Mouse embryonic stem cells have been successfully used by scientists to replace diseased retinal cells and restore sight in a mouse model of retinitis pigmentosa.
According to the research team led by Columbia University Medical Center, this strategy could potentially become a new treatment for retinitis pigmentosa, a leading cause of blindness that affects approximately one in 3,000 to 4,000 people, or 1.5 million people worldwide.
Specialized retinal cells called the retinal pigment epithelium maintain vision.
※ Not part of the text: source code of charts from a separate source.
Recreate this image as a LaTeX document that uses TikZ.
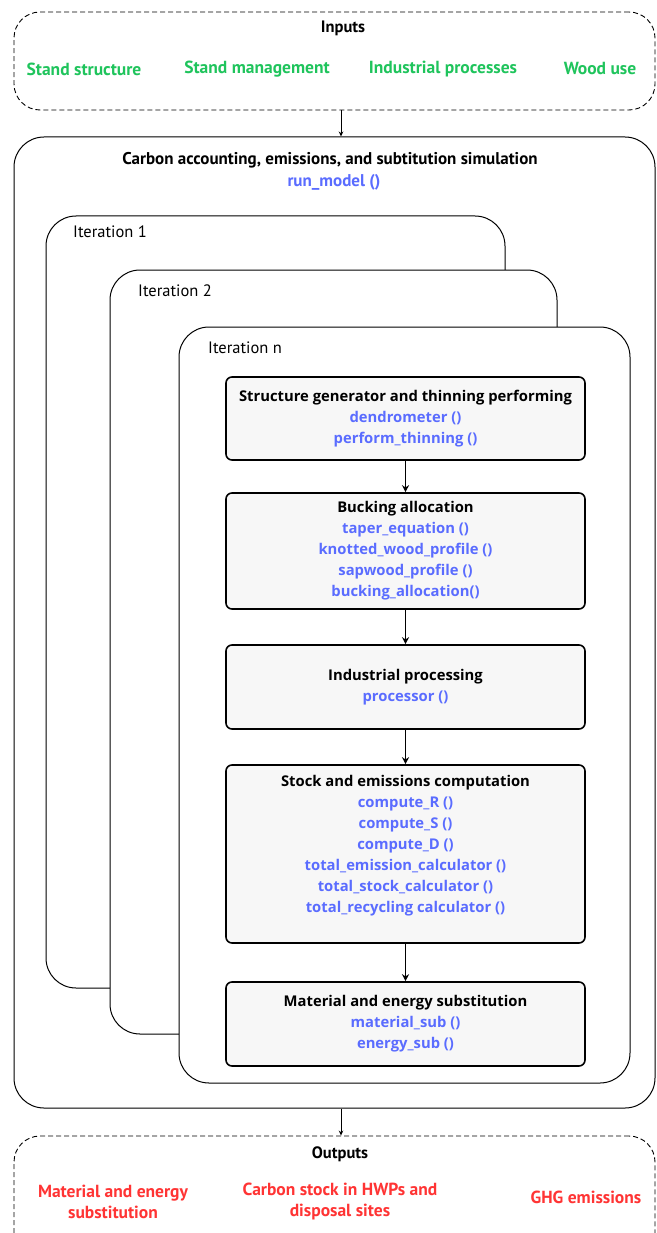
\documentclass[tikz,border=0pt]{standalone}
\usepackage{fontspec}
\setmainfont{PT Sans}
\newfontfamily\boxfont{Open Sans}
\usetikzlibrary{arrows.meta}
\definecolor{fnblue}{HTML}{5A6CFF}
\definecolor{ingreen}{HTML}{1FC45C}
\definecolor{outred}{HTML}{FF3434}
\definecolor{boxgray}{HTML}{F7F7F7}
\begin{document}
\begin{tikzpicture}[x=1pt,y=-1pt,
  every node/.style={font=\fontsize{14}{21}\selectfont, inner sep=0pt},
  dashbox/.style={draw, dash pattern=on 5pt off 3pt, rounded corners=26pt, line width=0.9pt, fill=white},
  bigbox/.style={draw, rounded corners=30pt, line width=1pt, fill=white},
  stepbox/.style={draw, rounded corners=6pt, line width=1.6pt, fill=boxgray,
    minimum width=359pt, align=center, font=\boxfont\fontsize{14.8}{21}\selectfont},
  ttl/.style={font=\fontsize{17}{21}\selectfont\bfseries},
  itlabel/.style={anchor=west, font=\fontsize{16.5}{21}\selectfont},
  fn/.style={text=fnblue},
  inlab/.style={text=ingreen, font=\fontsize{17.5}{21}\selectfont\bfseries},
  outlab/.style={text=outred, font=\fontsize{17.5}{21}\selectfont\bfseries, align=center},
  thinarrow/.style={-{Stealth[length=5pt,width=4.5pt]}, line width=0.9pt},
  thickarrow/.style={-{Stealth[length=7pt,width=7pt]}, line width=1.6pt}
]
\useasboundingbox (0,0) rectangle (656,1233);
\clip (0,0) rectangle (656,1233);

% Inputs
\node[dashbox, minimum width=641pt, minimum height=98pt] (inputs) at (334.5,61) {};
\node[ttl, font=\fontsize{16.5}{21}\selectfont\bfseries] (intitle) at (343,28) {Inputs};
\node[inlab] (in1) at (84,69) {Stand structure};
\node[inlab] (in2) at (257,69) {Stand management};
\node[inlab] (in3) at (443,69) {Industrial processes};
\node[inlab] (in4) at (600,69) {Wood use};

% Carbon accounting box
\node[bigbox, minimum width=641pt, minimum height=971pt] (carbon) at (334.5,622.5) {};
\node[ttl] (ctitle) at (330,160) {Carbon accounting, emissions, and subtitution simulation};
\node[fn, font=\fontsize{17}{21}\selectfont\bfseries] (runmodel) at (334,182) {run\_model ()};

% Iteration boxes
\node[bigbox, minimum width=459pt, minimum height=772pt] (it1) at (275.5,602) {};
\node[itlabel] (it1l) at (73,232) {Iteration 1};
\node[bigbox, minimum width=447pt, minimum height=764pt] (it2) at (333.5,652) {};
\node[itlabel] (it2l) at (138,291) {Iteration 2};
\node[bigbox, minimum width=451pt, minimum height=756pt] (itn) at (404.5,705) {};
\node[itlabel] (itnl) at (208,348) {Iteration n};

% Step boxes
\node[stepbox, minimum height=83pt] (b1) at (405.5,418.5)
  {\textbf{Structure generator and thinning performing}\\
   \textcolor{fnblue}{\textbf{dendrometer ()}}\\
   \textcolor{fnblue}{\textbf{perform\_thinning ()}}};
\node[stepbox, minimum height=116pt] (b2) at (405.5,551)
  {\textbf{Bucking allocation}\\
   \textcolor{fnblue}{\textbf{taper\_equation ()}}\\
   \textcolor{fnblue}{\textbf{knotted\_wood\_profile ()}}\\
   \textcolor{fnblue}{\textbf{sapwood\_profile ()}}\\
   \textcolor{fnblue}{\textbf{bucking\_allocation()}}};
\node[stepbox, minimum height=84pt] (b3) at (405.5,687)
  {\textbf{Industrial processing}\\
   \textcolor{fnblue}{\textbf{processor ()}}};
\node[stepbox, minimum height=178pt] (b4) at (405.5,854)
  {\textbf{Stock and emissions computation}\\
   \textcolor{fnblue}{\textbf{compute\_R ()}}\\
   \textcolor{fnblue}{\textbf{compute\_S ()}}\\
   \textcolor{fnblue}{\textbf{compute\_D ()}}\\
   \textcolor{fnblue}{\textbf{total\_emission\_calculator ()}}\\
   \textcolor{fnblue}{\textbf{total\_stock\_calculator ()}}\\
   \textcolor{fnblue}{\textbf{total\_recycling calculator ()}}\\
   \mbox{}};
\node[stepbox, minimum height=84pt] (b5) at (405.5,1024)
  {\textbf{Material and energy substitution}\\
   \textcolor{fnblue}{\textbf{material\_sub ()}}\\
   \textcolor{fnblue}{\textbf{energy\_sub ()}}};

\draw[thickarrow] (b1) -- (b2);
\draw[thickarrow] (b2) -- (b3);
\draw[thickarrow] (b3) -- (b4);
\draw[thickarrow] (b4) -- (b5);

% Outputs
\node[dashbox, minimum width=641pt, minimum height=130pt] (outputs) at (334.5,1201) {};
\node[ttl, font=\fontsize{16.5}{21}\selectfont\bfseries] (outtitle) at (340,1154) {Outputs};
\node[outlab] (out1) at (113,1201.5) {Material and energy\\substitution};
\node[outlab] (out2) at (340,1201.5) {Carbon stock in HWPs and\\disposal sites};
\node[outlab] (out3) at (586,1197) {GHG emissions};

\coordinate (ax) at (341,0);
\draw[thinarrow] (inputs.south -| ax) -- (carbon.north -| ax);
\draw[thinarrow] (carbon.south -| ax) -- (outputs.north -| ax);
\end{tikzpicture}
\end{document}
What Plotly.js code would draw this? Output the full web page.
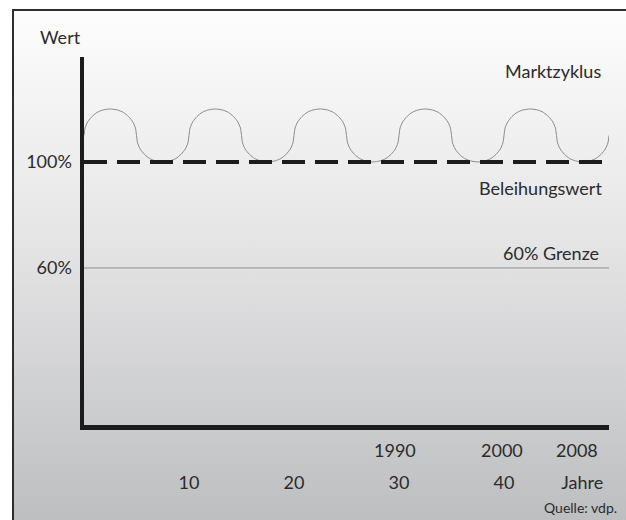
<!DOCTYPE html>
<html>
<head>
<meta charset="utf-8">
<script src="https://cdn.plot.ly/plotly-3.0.1.min.js"></script>
<style>
  html, body { margin:0; padding:0; width:626px; height:520px; overflow:hidden; background:#ffffff; }
  #wrap { position:relative; width:626px; height:520px; overflow:hidden; }
  #frame { position:absolute; left:12px; top:9px; width:640px; height:540px;
           border-left:2px solid #2e2e2e; border-top:2px solid #2e2e2e;
           background:linear-gradient(to bottom, #fdfdfd 0px, #e6e6e7 220px, #bdbec0 511px); }
  #chart { position:absolute; left:0; top:0; width:626px; height:520px; }
</style>
</head>
<body>
<div id="wrap">
  <div id="frame"></div>
  <div id="chart"></div>
</div>
<script>
// Market cycle (Marktzyklus), years vs. value in %
const marketX = [
  0,0.1,0.35,0.75,1.25,1.8,2.5,3.2,3.75,4.25,4.65,4.9,
  5,5.1,5.35,5.75,6.25,6.8,7.5,8.2,8.75,9.25,9.65,9.9,
  10,10.1,10.35,10.75,11.25,11.8,12.5,13.2,13.75,14.25,14.65,14.9,
  15,15.1,15.35,15.75,16.25,16.8,17.5,18.2,18.75,19.25,19.65,19.9,
  20,20.1,20.35,20.75,21.25,21.8,22.5,23.2,23.75,24.25,24.65,24.9,
  25,25.1,25.35,25.75,26.25,26.8,27.5,28.2,28.75,29.25,29.65,29.9,
  30,30.1,30.35,30.75,31.25,31.8,32.5,33.2,33.75,34.25,34.65,34.9,
  35,35.1,35.35,35.75,36.25,36.8,37.5,38.2,38.75,39.25,39.65,39.9,
  40,40.1,40.35,40.75,41.25,41.8,42.5,43.2,43.75,44.25,44.65,44.9,
  45,45.1,45.35,45.75,46.25,46.8,47.5,48.2,48.75,49.25,49.65,49.9,
  50];
const marketY = [
  110,112.8,115.1,117.1,118.7,119.6,120,119.6,118.7,117.1,115.1,112.8,
  110,107.2,104.9,102.9,101.3,100.4,100,100.4,101.3,102.9,104.9,107.2,
  110,112.8,115.1,117.1,118.7,119.6,120,119.6,118.7,117.1,115.1,112.8,
  110,107.2,104.9,102.9,101.3,100.4,100,100.4,101.3,102.9,104.9,107.2,
  110,112.8,115.1,117.1,118.7,119.6,120,119.6,118.7,117.1,115.1,112.8,
  110,107.2,104.9,102.9,101.3,100.4,100,100.4,101.3,102.9,104.9,107.2,
  110,112.8,115.1,117.1,118.7,119.6,120,119.6,118.7,117.1,115.1,112.8,
  110,107.2,104.9,102.9,101.3,100.4,100,100.4,101.3,102.9,104.9,107.2,
  110,112.8,115.1,117.1,118.7,119.6,120,119.6,118.7,117.1,115.1,112.8,
  110,107.2,104.9,102.9,101.3,100.4,100,100.4,101.3,102.9,104.9,107.2,
  110];

// Beleihungswert (100%) and 60% Grenze
const lendingX = [0, 50];
const lendingY = [100, 100];
const limitX = [0, 50];
const limitY = [60, 60];

// Axis ticks
const yTickVals = [60, 100];
const yTickText = ['60%', '100%'];
const xTickVals = [10, 20, 30, 40, 47.45];
const xTickText = ['10', '20', '30', '40', 'Jahre'];
const yearPos = [29.6, 39.8, 46.95];
const yearText = ['1990', '2000', '2008'];

const FONT = 'Lato, Noto Sans, sans-serif';
const TXT = '#2b2b2b';
const FS = 18;

const traces = [
  { x: limitX, y: limitY, type: 'scatter', mode: 'lines',
    line: { color: '#8c8c8c', width: 1 } },
  { x: marketX, y: marketY, type: 'scatter', mode: 'lines',
    line: { color: '#8a8a8a', width: 1, shape: 'spline', smoothing: 0.6 } },
  { x: lendingX, y: lendingY, type: 'scatter', mode: 'lines',
    line: { color: '#1c1c1c', width: 4, dash: '23px,10px' } }
];

const annotations = [
  { text: 'Wert', xref: 'paper', yref: 'paper', x: -0.0457, y: 1.054,
    xanchor: 'center', yanchor: 'middle', showarrow: false,
    font: { family: FONT, size: FS, color: TXT } },
  { text: 'Marktzyklus', xref: 'x', yref: 'y', x: 49.45, y: 134.5,
    xanchor: 'right', yanchor: 'middle', showarrow: false,
    font: { family: FONT, size: FS, color: TXT } },
  { text: 'Beleihungswert', xref: 'x', yref: 'y', x: 49.5, y: 90.2,
    xanchor: 'right', yanchor: 'middle', showarrow: false,
    font: { family: FONT, size: FS, color: TXT } },
  { text: '60% Grenze', xref: 'x', yref: 'y', x: 49.25, y: 65.6,
    xanchor: 'right', yanchor: 'middle', showarrow: false,
    font: { family: FONT, size: FS, color: TXT } },
  { text: 'Quelle: vdp.', xref: 'paper', yref: 'paper', x: 1.019, y: -0.224,
    xanchor: 'right', yanchor: 'middle', showarrow: false,
    font: { family: FONT, size: 14, color: TXT } }
];
yearText.forEach((t, i) => annotations.push({
  text: t, xref: 'x', yref: 'paper', x: yearPos[i], y: -0.068,
  xanchor: 'center', yanchor: 'middle', showarrow: false,
  font: { family: FONT, size: FS, color: TXT }
}));

const layout = {
  width: 626, height: 520,
  margin: { l: 84, r: 17, t: 57, b: 95 },
  paper_bgcolor: 'rgba(0,0,0,0)',
  plot_bgcolor: 'rgba(0,0,0,0)',
  showlegend: false,
  hovermode: false,
  font: { family: FONT, size: FS, color: TXT },
  xaxis: {
    range: [0, 50], showgrid: false, zeroline: false,
    showline: true, linewidth: 4.5, linecolor: '#1c1c1c',
    tickmode: 'array', tickvals: xTickVals, ticktext: xTickText,
    ticks: '', ticklabelstandoff: 38,
    tickfont: { family: FONT, size: FS, color: TXT }
  },
  yaxis: {
    range: [0.75, 139.6], showgrid: false, zeroline: false,
    showline: true, linewidth: 4.5, linecolor: '#1c1c1c',
    tickmode: 'array', tickvals: yTickVals, ticktext: yTickText,
    ticks: '', ticklabelstandoff: 4,
    tickfont: { family: FONT, size: FS, color: TXT }
  },
  annotations: annotations
};

Plotly.newPlot('chart', traces, layout, { staticPlot: true, displayModeBar: false });
</script>
</body>
</html>
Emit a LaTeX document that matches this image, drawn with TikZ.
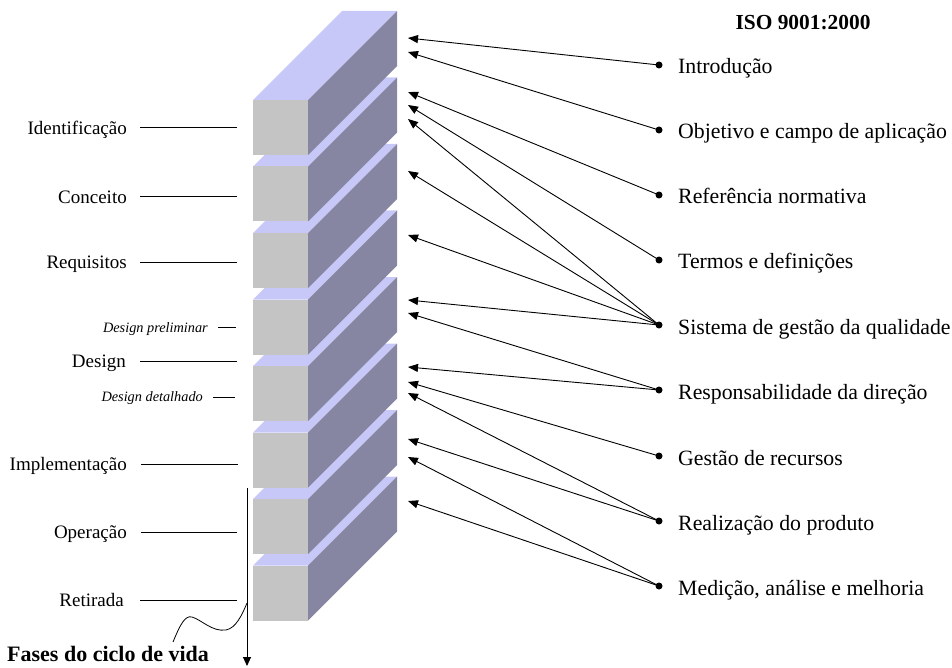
\documentclass[tikz,border=0pt]{standalone}
\usepackage{fontspec}
\setmainfont{Liberation Serif}
\usetikzlibrary{arrows.meta}

\definecolor{topface}{RGB}{200,200,248}
\definecolor{sideface}{RGB}{134,134,162}
\definecolor{frontface}{RGB}{196,196,196}

\tikzset{
  phase/.style={anchor=base east, inner sep=0pt, font=\fontsize{19}{22}\selectfont},
  subphase/.style={anchor=base east, inner sep=0pt, font=\fontsize{14.3}{17}\selectfont\itshape},
  clause/.style={anchor=base west, inner sep=0pt, font=\fontsize{21.8}{25}\selectfont},
  heading/.style={anchor=base, inner sep=0pt, font=\fontsize{21.4}{25}\selectfont\bfseries},
  bullet/.style={circle, fill=black, inner sep=0pt, minimum size=7pt},
  link/.style={line width=0.9pt, -{Triangle[length=10pt,width=8pt]}},
  tick/.style={line width=1pt},
}

\begin{document}
\begin{tikzpicture}[x=1pt,y=-1pt]
\useasboundingbox (0,0) rectangle (952,668);

% stacked life-cycle blocks, painted from the bottom one upwards
\foreach \i in {7,...,0}{
  \pgfmathsetmacro\yt{100+66.5*\i}
  \fill[topface] (253,\yt) -- (308,\yt) -- (397,\yt-89) -- (342,\yt-89) -- cycle;
  \fill[sideface] (308,\yt) -- (397,\yt-89) -- (397,\yt-34) -- (308,\yt+55) -- cycle;
  \fill[frontface] (253,\yt) rectangle (308,\yt+55);
}

% life-cycle phases
\node[phase] (p1) at (127,134.5) {Identificação};
\node[phase] (p2) at (127,203.5) {Conceito};
\node[phase] (p3) at (127,268.5) {Requisitos};
\node[subphase] (p4) at (208,332) {Design preliminar};
\node[phase] (p5) at (126,367.5) {Design};
\node[subphase] (p6) at (203,401.5) {Design detalhado};
\node[phase] (p7) at (127,470.5) {Implementação};
\node[phase] (p8) at (127,538.5) {Operação};
\node[phase] (p9) at (124,606.5) {Retirada};

\coordinate (p1a) at (140,128); \coordinate (p1b) at (237,128);
\coordinate (p2a) at (140,197); \coordinate (p2b) at (237,197);
\coordinate (p3a) at (140,262); \coordinate (p3b) at (237,262);
\coordinate (p4a) at (218,327); \coordinate (p4b) at (236,327);
\coordinate (p5a) at (140,361); \coordinate (p5b) at (237,361);
\coordinate (p6a) at (213,397); \coordinate (p6b) at (235,397);
\coordinate (p7a) at (141,464); \coordinate (p7b) at (238,464);
\coordinate (p8a) at (141,532); \coordinate (p8b) at (237,532);
\coordinate (p9a) at (140,600); \coordinate (p9b) at (237,600);
\foreach \k in {1,...,9}{ \draw[tick] (p\k a) -- (p\k b); }

% time axis of the life cycle
\coordinate (axtop) at (247,488);
\coordinate (axbot) at (247,666);
\draw[line width=0.9pt, -{Triangle[length=9pt,width=8pt]}] (axtop) -- (axbot);
\node[anchor=base west, inner sep=0pt, font=\fontsize{22}{25}\selectfont\bfseries] (fases) at (7,661) {Fases do ciclo de vida};
\coordinate (wavestart) at (173,642);
\coordinate (waveend) at (247,603);
\draw[line width=0.8pt] (wavestart) .. controls (180,625) and (185,615) .. (192,617)
  .. controls (202,620) and (212,632) .. (226,630)
  .. controls (236,628) and (242,615) .. (waveend);

% ISO 9001:2000 clauses
\node[heading] (iso) at (803,30) {ISO 9001:2000};
\node[bullet] (d1) at (659,65) {};
\node[bullet] (d2) at (659,130) {};
\node[bullet] (d3) at (659,195) {};
\node[bullet] (d4) at (659,260) {};
\node[bullet] (d5) at (659,325) {};
\node[bullet] (d6) at (659,390) {};
\node[bullet] (d7) at (659,456) {};
\node[bullet] (d8) at (659,521) {};
\node[bullet] (d9) at (659,586) {};
\node[clause] (c1) at (678,74) {Introdução};
\node[clause] (c2) at (678,139) {Objetivo e campo de aplicação};
\node[clause] (c3) at (678,204) {Referência normativa};
\node[clause] (c4) at (678,269) {Termos e definições};
\node[clause] (c5) at (678,334) {Sistema de gestão da qualidade};
\node[clause] (c6) at (678,399) {Responsabilidade da direção};
\node[clause] (c7) at (678,465) {Gestão de recursos};
\node[clause] (c8) at (678,530) {Realização do produto};
\node[clause] (c9) at (678,595) {Medição, análise e melhoria};

% arrow targets beside the blocks
\coordinate (t1) at (408,38);
\coordinate (t2) at (408,52);
\coordinate (t3) at (408,92);
\coordinate (t4) at (408,105);
\coordinate (t5) at (408,119);
\coordinate (t6) at (408,171);
\coordinate (t7) at (408,235);
\coordinate (t8) at (408,300);
\coordinate (t9) at (408,313);
\coordinate (t10) at (408,367);
\coordinate (t11) at (408,382);
\coordinate (t12) at (408,393);
\coordinate (t13) at (408,439);
\coordinate (t14) at (408,457);
\coordinate (t15) at (408,501);

\draw[link] (d1.center) -- (t1);
\draw[link] (d2.center) -- (t2);
\draw[link] (d3.center) -- (t3);
\draw[link] (d4.center) -- (t4);
\draw[link] (d5.center) -- (t5);
\draw[link] (d5.center) -- (t6);
\draw[link] (d5.center) -- (t7);
\draw[link] (d5.center) -- (t8);
\draw[link] (d6.center) -- (t9);
\draw[link] (d6.center) -- (t10);
\draw[link] (d7.center) -- (t11);
\draw[link] (d8.center) -- (t12);
\draw[link] (d8.center) -- (t13);
\draw[link] (d9.center) -- (t14);
\draw[link] (d9.center) -- (t15);
\end{tikzpicture}
\end{document}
Retinitis pigmentosa results from the death of retinal cells on the periphery of the retina, leading to "tunnel vision," where the field of vision is narrowed considerably and everything outside the "tunnel" appears blurred or wavy.
"This research is promising because we successfully turned stem cells into retinal cells, and these retinal cells restored vision in a mouse model of retinitis pigmentosa," said Stephen Tsang, assistant professor of ophthalmology, pathology and cell biology, Columbia University Medical Center, and lead author of the paper.
"The transplanted cells not only looked like retinal cells, but they functioned like them, too," he added.
In Tsang's study, sight was restored in one-fourth of the mice that received the stem cells.
However, complications of benign tumours and retinal detachments were seen in some of the mice, so Tsang and colleagues will optimize techniques to decrease the incidence of these complications in human embryonic stem cells before testing in human patients can begin.
"Once the complication issues are addressed, we believe this technique could become a new therapeutic approach for not only retinitis pigmentosa, but age-related macular degeneration, Stargardt disease, and other forms of retinal disease that also feature loss of retinal cells," said Tsang.
The study appears online ahead of print in the journal Transplantation.